Why Are We Infinitely Obsessed with Kusama?

“Our earth is only one polka dot among a million stars in the cosmos.”

 

Yayoi Kusama is undoubtedly the most talked about artist this year. In the last month, Infinity Mirrors landed at The Broad in Los Angeles after stints in Washington, D.C. and Seattle, Life is the Heart of a Rainbow opens Saturday at the Queensland Art Gallery in Brisbane and new works were unveiled at David Zwirner in New York. From art world aficionados to the selfie-obsessed, thousands of people are lining up to get an infinity room-selfie on their content calendars.

 

“Walking on the Sea of Death, 1981”. Image courtesy Katya Khazei

 

Hype aside, Kusama is an inspiration.
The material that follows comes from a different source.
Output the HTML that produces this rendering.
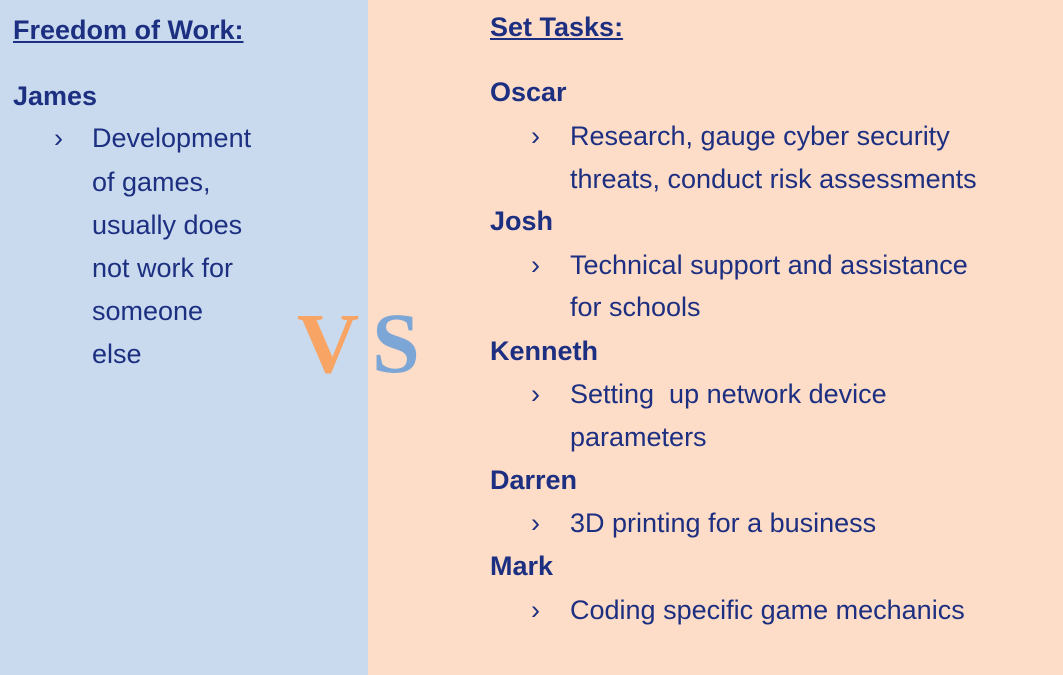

Her dedication to repetition and devotion to the simple, yet complex shape of a dot is outstanding and immersive, no matter the medium. Her determination to give viewers experiences is limitless and it all began with her Accumulations – plush, phallus-like sculptures she created in the early 1960s to overcome her fear of sex. Attached to objects such as chairs and ladders, she eventually used the sculptures to create Phalli’s Field in 1965, her first infinity room.

 

Since then, Kusama has created over 20 different rooms, both large and small. Aftermath of Obliteration of Eternity, a work she created in 2009, the year of her 80th birthday, reflects flickering gold lanterns inspired by the traditional Japanese ceremony toro nagashi. The ceremony is meant to guide spirits down a river, back to their eternal resting places. Love Infinity, on the other hand, invites viewers to peer inside a large box or “machine for animation” as she called it in 1966. The light patterns, colors and bulbs of this environment are reminiscent of Time Square. When the work first debuted at Castellane Gallery in New York, Kusama handed out “Love Forever” buttons, which to her symbolized antiwar, sexual liberation and civil rights.

 

“Infinity Mirrored Room—Love Forever, 1966/94”. Image courtesy Katya Khazei

 

Also eye-catching are Kusama’s intimate collages. The least recognized of her works, the collages were created in the early 1970s as a homage to her close friend, and perhaps romantic partner, Joseph Cornell. Known for his assemblage, Cornell often used found objects to create shadow boxes filled with curiosity. When Kusama moved back to Japan, she created these collages of birds, butterflies and snakes in Cornell’s style to re-emerge in the Japanese art world and honor his memory. In 1975, Kusama featured 35 of these collages at her first solo exhibition since her return to Japan.

 

“Resting in the Heart of Green Shade, 1975”. Image courtesy Katya Khazei

 

Walking through Infinity Mirrors at The Broad you notice the expansiveness of Kusama’s oeuvre. The patterns and shapes come to life in a dream-like sequence, and you can truly feel the artist in each work. Every detail builds off of the last, and you obtain a deeper understanding of her evolution as an artist and the techniques she developed to emphasize the hallucinatory effects of her work. The fact that Kusama created these mirrored environments pre-art selfie is a testament to her remarkable ability to engage her audience.

 

Installation view of “Infinite Kusama” at The Broad. Photo courtesy Katya Khazei

 

Yayoi Kusama: Infinity Mirrors is on view at The Broad Museum through January 1, 2018.